Afterward, my friend and I reflected on our own heritage. My paternal grandparents also emigrated to New York from Ireland, though later, in 1917, and they had it somewhat easier, though not much. Like the Moores, they moved every year, because landlords then offered a month’s free rent with a new lease. My grandfather worked, first as a ticket collector on a horse-drawn trolley, and eventually as a token clerk for the MTA. My grandmother raised nine children to adulthood. My father recollected some suppers that consisted mainly of rice, and breakfasts of flour-and-water pancakes doused with sugar-water, but they managed to send all of the children through Catholic high school, and the younger ones — including my father — went to college.

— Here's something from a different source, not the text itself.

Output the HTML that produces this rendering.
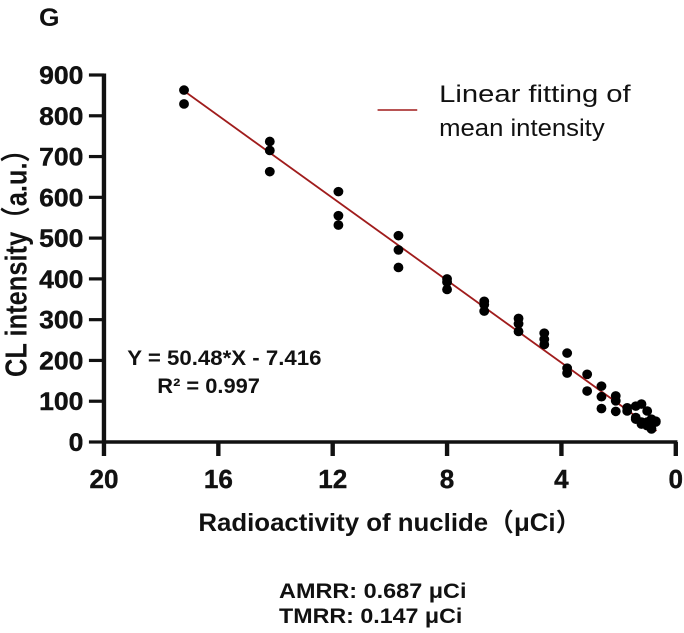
<!DOCTYPE html>
<html><head><meta charset="utf-8"><style>
html,body{margin:0;padding:0;background:#fff;}
svg{display:block;}
text{font-family:"Liberation Sans","Noto Sans CJK SC",sans-serif;fill:#111;}
.b{font-weight:bold;}
</style></head><body>
<svg id="chart" width="684" height="633" viewBox="0 0 500 633" preserveAspectRatio="none" xmlns="http://www.w3.org/2000/svg">
<text class="b" x="28.5" y="26" font-size="25" textLength="15" lengthAdjust="spacingAndGlyphs">G</text>
<g id="axes"></g>
<g id="marks"></g>
<text class="b" font-size="22" transform="translate(19.5,257) rotate(-90)" text-anchor="middle" textLength="240" lengthAdjust="spacingAndGlyphs">CL intensity（a.u.）</text>
<text class="b" font-size="25" x="145" y="531" textLength="280" lengthAdjust="spacingAndGlyphs">Radioactivity of nuclide（μCi）</text>
<line x1="276" y1="110" x2="305" y2="110" stroke="#a01c1c" stroke-width="1.6"/>
<text font-size="24" x="321" y="102" textLength="140" lengthAdjust="spacingAndGlyphs">Linear fitting of</text>
<text font-size="24" x="321" y="136" textLength="121" lengthAdjust="spacingAndGlyphs">mean intensity</text>
<text class="b" font-size="21" x="93" y="365" textLength="142" lengthAdjust="spacingAndGlyphs">Y = 50.48*X - 7.416</text>
<text class="b" font-size="21" x="115" y="393" textLength="75" lengthAdjust="spacingAndGlyphs">R² = 0.997</text>
<text class="b" font-size="21" x="204" y="598" textLength="137" lengthAdjust="spacingAndGlyphs">AMRR:  0.687 μCi</text>
<text class="b" font-size="21" x="204" y="623" textLength="134" lengthAdjust="spacingAndGlyphs">TMRR:  0.147 μCi</text>
</svg>
<script>
const xVals=[17.2,17.2,14.2,14.2,14.2,11.8,11.8,11.8,9.7,9.7,9.7,8.0,8.0,8.0,6.7,6.7,6.7,5.5,5.5,5.5,4.6,4.6,4.6,3.8,3.8,3.8,3.1,3.1,2.6,2.6,2.6,2.1,2.1,2.1,1.7,1.7,1.4,1.4,1.4,1.2,1.2,1.2,1.0,1.0,1.0,0.85,0.85,0.7,0.7];
const yVals=[863,829,737,715,663,614,555,532,506,471,428,400,392,374,345,337,321,303,290,271,267,252,239,218,181,169,166,125,137,111,82,113,101,75,84,76,88,60,56,93,49,44,76,49,40,56,32,51,49];
const fitSlope=50.48, fitIntercept=-7.416;
const fitRange=[17.2,0.68];
const xTicks=[20,16,12,8,4,0];
const yTicks=[0,100,200,300,400,500,600,700,800,900];
const NS="http://www.w3.org/2000/svg";
const X0=76,X1=494,Y0=442,Y1=75;
function sx(v){return X1-(v/20)*(X1-X0);}
function sy(v){return Y0-(v/900)*(Y0-Y1);}
const axes=document.getElementById('axes'),marks=document.getElementById('marks');
function mk(tag,attrs,parent){const e=document.createElementNS(NS,tag);for(const k in attrs)e.setAttribute(k,attrs[k]);parent.appendChild(e);return e;}
let a=mk('line',{x1:X0,y1:Y1-1.5,x2:X0,y2:Y0+1.5,stroke:'#111','stroke-width':3.2},axes);


a=mk('line',{x1:X0-1.2,y1:Y0,x2:X1+1.2,y2:Y0,stroke:'#111','stroke-width':3.4},axes);


yTicks.forEach(t=>{
  const l=mk('line',{x1:65,y1:sy(t),x2:X0,y2:sy(t),stroke:'#111','stroke-width':3.2},axes);
  
  
  const s=String(t);
  const tx=mk('text',{x:61,y:sy(t)+9,'text-anchor':'end','font-size':25,'class':'b',stroke:'#111','stroke-width':0.4,textLength:s.length*10.8,lengthAdjust:'spacingAndGlyphs'},axes);
  tx.textContent=s;
  
  
});
xTicks.forEach(t=>{
  const l=mk('line',{x1:sx(t),y1:Y0,x2:sx(t),y2:Y0+14,stroke:'#111','stroke-width':3.2},axes);
  
  
  const s=String(t);
  const tx=mk('text',{x:sx(t),y:488,'text-anchor':'middle','font-size':26,'class':'b',stroke:'#111','stroke-width':0.4,textLength:s.length*10.6,lengthAdjust:'spacingAndGlyphs'},axes);
  tx.textContent=s;
  
  
});
const fl=mk('line',{x1:sx(fitRange[0]),y1:sy(fitSlope*fitRange[0]+fitIntercept),x2:sx(fitRange[1]),y2:sy(fitSlope*fitRange[1]+fitIntercept),stroke:'#a01c1c','stroke-width':1.6},marks);


xVals.forEach((v,i)=>{
  const c=mk('ellipse',{cx:sx(v),cy:sy(yVals[i]),rx:3.6,ry:4.8,fill:'#000'},marks);
  
  
});
</script>
</body></html>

My aunt told me that their father used to gather the children around, starting when they were very small, and tell them gripping stories. It wasn’t until she reached high school that she realized that they were the plots of Shakespeare plays.
My father also had a government job — as an IRS agent — thanks to his college degree. He and my mother were able to buy a nice house in an upscale suburb. They didn’t want me to go to college, but it wasn’t because I was slated to be a laundress; it was because they felt I shouldn’t “have to” work; I should marry someone who could support me in style. But they had sent me to really good schools, and my teachers urged them to allow me to continue my education, and they did.
My father’s family essentially disowned us because my mother was a “heathen,” an Episcopalian. During the few, large gatherings of this otherwise close-knit family we attended, I was made to feel an interloper, less-than. I did not imagine then that I had anything to feel grateful to them for.
But I do. And I’ll be thinking about them this Thanksgiving. I hope you have a good one.